Таким сдержанным и немногословным я Параджанова не видел никогда. Ни до, ни после… Никаких сантиментов, ни даже скупой слезы или горестного вздоха. Только грохот металла. Потом молчание. И краткое: «Пошли…»
В дальнейшем история его освобождения обросла легендами, многие из них сотворил он сам. Версий, кто и как его освободил, возникло множество. Есть даже документальные кадры его первых дней свободы, даже кадры, как Параджанов плачет под проливным дождем (в январе?) у могилы матери. Но я помню другой день — морозный, холодный, яростный…
Глава тридцать девятая
ДОМ НА ГОРЕ
Итак, многолетняя и многотрудная одиссея была завершена, Параджанов вернулся в свой дом. Вернулся в черной тюремной робе с номером на груди. В котомке — выданный арестантский продпаек № 603 726.
Его домом, его городом снова был Тифлис. Киевский дом был конфискован, прописки его лишили. Из Союза кинематографистов
Свой 50-летний юбилей он встретил за колючей проволокой. Мгла продлилась с 17 декабря 1973 года до 30 декабря 1977-го. Амнистия скостила срок его заключения на 11 месяцев и 17 дней.
За тюремными воротами пролегла одинокая цепочка следов. Хмурое утро первого дня свободы. Последнего дня испытаний. Испитая до дна чаша. Что впереди?
После первых университетов — ВГИКА его путь пролег на Украину. Там отрезанным ломтём остался самый длинный период его жизни. Первые фильмы, любимая жена, любимый сын. Первые победы, первые признания. Теперь, после «тюремных университетов», все надо было начинать заново. Ему уже 54 года…
Блудный сын вернулся в отчий дом, где не было уже ни отца, ни матери. Что он чувствовал тогда? Конечно, была эйфория и хмель первых глотков свободы. Потому-то так радостно встречал он первых гостей и рассыпал им щедрыми горстями «дукаты», вываливал дивную красоту своих тюремных творений, составленную из вырезанных этикеток, открыток, обрывков рогожи. Знаменитые ахматовские строки «Когда б вы знали, из какого сора…» с полным правом можно отнести и к этому этапу творчества Параджанова. Не спешил говорить о пережитых испытаниях (только в полутьме ночи), а рассказывал о своих учениках, какие таланты, какие яркие одаренные натуры встретил он там.

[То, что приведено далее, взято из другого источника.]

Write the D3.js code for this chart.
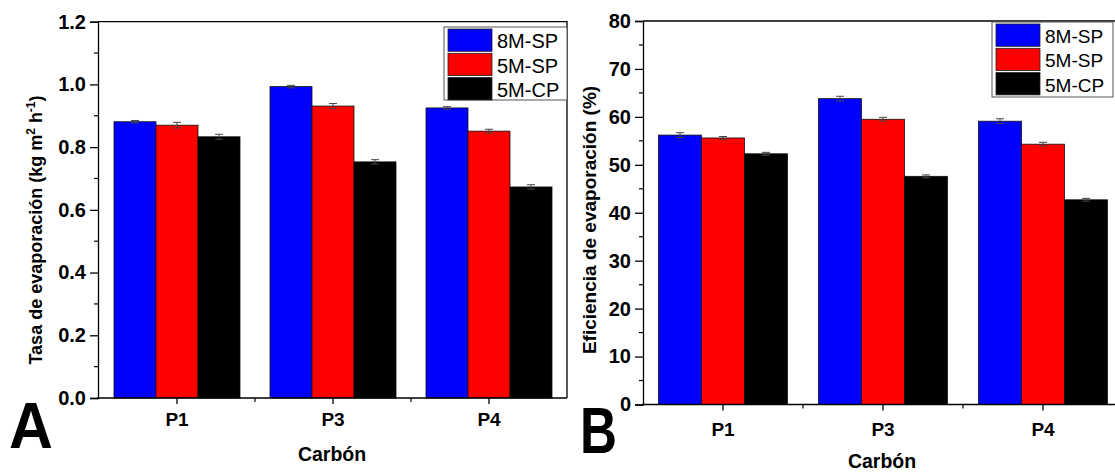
<!DOCTYPE html>
<html>
<head>
<meta charset="utf-8">
<script src="https://cdn.jsdelivr.net/npm/d3@7"></script>
<style>
  body { margin: 0; background: #fff; }
  svg, svg text { font-family: "Liberation Sans", Arial, sans-serif; }
</style>
</head>
<body>
<svg id="chart" width="1115" height="472"></svg>
<script>
// data
const categories = ["P1", "P3", "P4"];
const seriesNames = ["8M-SP", "5M-SP", "5M-CP"];
const seriesColors = ["#0000ff", "#ff0000", "#000000"];

// panel A: tasa de evaporacion (kg m-2 h-1)
const rate8MSP = [0.881, 0.993, 0.925];
const rate5MSP = [0.870, 0.931, 0.851];
const rate5MCP = [0.833, 0.753, 0.673];
const rateErr8MSP = [0.004, 0.004, 0.004];
const rateErr5MSP = [0.009, 0.008, 0.006];
const rateErr5MCP = [0.008, 0.007, 0.007];
const rateTicks = [0, 0.2, 0.4, 0.6, 0.8, 1.0, 1.2];

// panel B: eficiencia de evaporacion (%)
const eff8MSP = [56.2, 63.8, 59.1];
const eff5MSP = [55.6, 59.5, 54.3];
const eff5MCP = [52.3, 47.6, 42.7];
const effErr8MSP = [0.5, 0.5, 0.5];
const effErr5MSP = [0.3, 0.4, 0.4];
const effErr5MCP = [0.3, 0.3, 0.3];
const effTicks = [0, 10, 20, 30, 40, 50, 60, 70, 80];

const svg = d3.select("#chart");

function drawPanel(p) {
  const g = svg.append("g");

  const x = d3.scaleBand().domain(categories).range([p.x0, p.x1]);
  const y = d3.scaleLinear().domain(p.yDomain).range([p.y0, p.y1]);
  const inner = d3.scaleBand().domain(seriesNames)
    .range([0, p.groupWidth]);

  // bars
  p.values.forEach((vals, si) => {
    g.selectAll(null)
      .data(categories)
      .join("rect")
      .attr("x", (c) => x(c) + x.bandwidth() / 2 - p.groupWidth / 2 + inner(seriesNames[si]))
      .attr("y", (c, i) => y(vals[i]))
      .attr("width", inner.bandwidth())
      .attr("height", (c, i) => y(0) - y(vals[i]))
      .attr("fill", seriesColors[si])
      .attr("stroke", "#111")
      .attr("stroke-width", 0.8);

    // error bars
    categories.forEach((c, i) => {
      const cx = x(c) + x.bandwidth() / 2 - p.groupWidth / 2 + inner(seriesNames[si]) + inner.bandwidth() / 2;
      const e = p.errors[si][i];
      const eg = g.append("g").attr("stroke", "#444").attr("stroke-width", 1);
      eg.append("line").attr("x1", cx).attr("x2", cx)
        .attr("y1", y(vals[i] + e)).attr("y2", y(vals[i] - e));
      eg.append("line").attr("x1", cx - 4).attr("x2", cx + 4)
        .attr("y1", y(vals[i] + e)).attr("y2", y(vals[i] + e));
      eg.append("line").attr("x1", cx - 4).attr("x2", cx + 4)
        .attr("y1", y(vals[i] - e)).attr("y2", y(vals[i] - e));
    });
  });

  // frame (top and right)
  g.append("path")
    .attr("d", `M${p.frameLeft},${p.y1}H${p.frameRight}V${p.y0}`)
    .attr("fill", "none").attr("stroke", "#000").attr("stroke-width", 1.3);

  // y axis
  const yAxis = g.append("g")
    .attr("transform", `translate(${p.frameLeft},0)`)
    .call(d3.axisLeft(y).tickValues(p.ticks).tickSize(8).tickPadding(4)
      .tickFormat(p.fmt));
  yAxis.attr("font-family", null);
  yAxis.select(".domain").attr("stroke-width", 1.3);
  yAxis.selectAll(".tick line").attr("stroke-width", 1.3);
  yAxis.selectAll("text").attr("font-size", p.tickFs).attr("font-weight", "bold")
    .attr("fill", "#000");
  // minor y ticks
  const minor = [];
  for (let i = 0; i < p.ticks.length - 1; i++) minor.push((p.ticks[i] + p.ticks[i + 1]) / 2);
  g.selectAll(null).data(minor).join("line")
    .attr("x1", p.frameLeft - 4).attr("x2", p.frameLeft)
    .attr("y1", (d) => y(d)).attr("y2", (d) => y(d))
    .attr("stroke", "#000").attr("stroke-width", 1.2);

  // x axis
  g.append("line")
    .attr("x1", p.frameLeft - 1).attr("x2", p.frameRight)
    .attr("y1", p.y0).attr("y2", p.y0)
    .attr("stroke", "#000").attr("stroke-width", 1.3);
  const xAxis = g.append("g")
    .attr("transform", `translate(0,${p.y0})`)
    .call(d3.axisBottom(x).tickSize(6).tickPadding(6));
  xAxis.attr("font-family", null);
  xAxis.select(".domain").remove();
  xAxis.selectAll(".tick line").attr("stroke-width", 1.3);
  xAxis.selectAll("text").attr("font-size", 19).attr("font-weight", "bold")
    .attr("fill", "#000").attr("dy", p.xLabelDy);
  // minor x ticks at band boundaries
  g.selectAll(null).data(categories.slice(1)).join("line")
    .attr("x1", (c) => x(c)).attr("x2", (c) => x(c))
    .attr("y1", p.y0).attr("y2", p.y0 + 4)
    .attr("stroke", "#000").attr("stroke-width", 1.2);

  // axis titles
  g.append("text")
    .attr("x", (p.x0 + p.x1) / 2 - 1).attr("y", p.xTitleY)
    .attr("text-anchor", "middle").attr("font-size", 19.5).attr("font-weight", "bold")
    .text("Carbón");
  const yt = g.append("text")
    .attr("transform", `translate(${p.yTitleX},${p.yTitleY}) rotate(-90)`)
    .attr("text-anchor", "middle").attr("font-size", p.yTitleFs).attr("font-weight", "bold");
  p.yTitle(yt);

  // legend
  const lg = g.append("g");
  lg.append("rect")
    .attr("x", p.legend.x).attr("y", p.legend.y)
    .attr("width", p.legend.w).attr("height", p.legend.h)
    .attr("fill", "#fff").attr("stroke", "#555").attr("stroke-width", 1);
  seriesNames.forEach((s, i) => {
    lg.append("rect")
      .attr("x", p.legend.x + 4).attr("y", p.legend.y + 2 + i * p.legend.row)
      .attr("width", 44).attr("height", p.legend.row - 2)
      .attr("fill", seriesColors[i]).attr("stroke", "#222").attr("stroke-width", 0.8);
    lg.append("text")
      .attr("x", p.legend.x + 53).attr("y", p.legend.y + 2 + i * p.legend.row + p.legend.row / 2)
      .attr("dy", "0.36em").attr("font-size", p.legend.fs)
      .text(s);
  });

  // panel letter
  svg.append("text")
    .attr("transform", `translate(${p.letterX},${p.letterY}) scale(${p.letterSx},1)`)
    .attr("font-size", 64).attr("font-weight", "bold")
    .text(p.letter);
}

drawPanel({
  x0: 99, x1: 567, frameLeft: 98, frameRight: 567,
  y0: 398, y1: 21.7, yDomain: [0, 1.2],
  groupWidth: 126,
  values: [rate8MSP, rate5MSP, rate5MCP],
  errors: [rateErr8MSP, rateErr5MSP, rateErr5MCP],
  ticks: rateTicks, fmt: d3.format(".1f"), tickFs: 20,
  xLabelDy: "0.85em", xTitleY: 461,
  yTitleX: 42, yTitleY: 230, yTitleFs: 18,
  yTitle: (t) => {
    t.append("tspan").text("Tasa de evaporación (kg m");
    t.append("tspan").attr("dy", -7).attr("font-size", 12).text("2");
    t.append("tspan").attr("dy", 7).text(" h");
    t.append("tspan").attr("dy", -7).attr("font-size", 12).text("-1");
    t.append("tspan").attr("dy", 7).text(")");
  },
  legend: { x: 444, y: 27, w: 123, h: 73, row: 24.3, fs: 20 },
  letter: "A", letterX: 9, letterY: 448, letterSx: 0.95
});

drawPanel({
  x0: 643, x1: 1123, frameLeft: 643, frameRight: 1123,
  y0: 404.5, y1: 21, yDomain: [0, 80],
  groupWidth: 129,
  values: [eff8MSP, eff5MSP, eff5MCP],
  errors: [effErr8MSP, effErr5MSP, effErr5MCP],
  ticks: effTicks, fmt: d3.format("d"), tickFs: 20,
  xLabelDy: "1.0em", xTitleY: 468,
  yTitleX: 596, yTitleY: 220, yTitleFs: 19,
  yTitle: (t) => { t.text("Eficiencia de evaporación (%)"); },
  legend: { x: 992, y: 22, w: 121, h: 75, row: 24.3, fs: 19 },
  letter: "B", letterX: 580, letterY: 453, letterSx: 0.8
});
</script>
</body>
</html>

А что же дальше? Что было потом?
День бежал за днем, а за новым годом пришел еще один новый… А в жизни все та же мертвая зыбь. 70-е годы — застой в стране. Застой в судьбе… Можно было пробиться даже к душам матерых преступников и профессиональных грабителей. Расшевелить, взволновать, зажечь даже их очерствевшие сердца, сломать все законы, каноны, табели о рангах и, заставив выслушать его, увести в страну своего творчества. Но достучаться до чиновников оказалось гораздо сложнее. Его не слушали, его не видели в упор. Его по-прежнему встречал непроницаемый свинцовый чиновничий взгляд. Его заявки на сценарии не обсуждались. Не было ни новых проектов, ни новых запусков в работу, ни приглашений на фестивали. Новые страницы его новой жизни не заполнялись ничем. Повисший парус киноэкрана не подхватывал его фантазии, его страстное желание открывать и новые острова красоты. Словно белый саван, накрывший его после огненных красок «Цвета граната», отделил его от мира кино.
Но он снова, пусть не на белом полотне киноэкрана, а на белом куске бумаги, начал творить свои сказки, снова писать сценарии и новеллы. Это было новое заключение. Заключение в молчание… НЕТ такого режиссера.
Не потому ли, начав писать страницы новой жизни, он захотел сделать свой дом таким шумным? Творил свои рассказы и бесконечные придумки. Создавал всевозможные куклы, разнообразные шляпы, бесчисленные коллажи из битой посуды, рассыпавшихся бус и всевозможного тряпья.
И ночью и днем скрипели ступени старого дома, ведущие к его комнате. Годы застоя стали для Параджанова гостевыми годами. Много гостей приходило в его киевский дом, но теперь служение гостям превратилось в своеобразную мистерию, форму выхода кипевшей творческой энергии. Но то, что в этом неистовом уходе в игру в гостей был оттенок истерии, несомненно.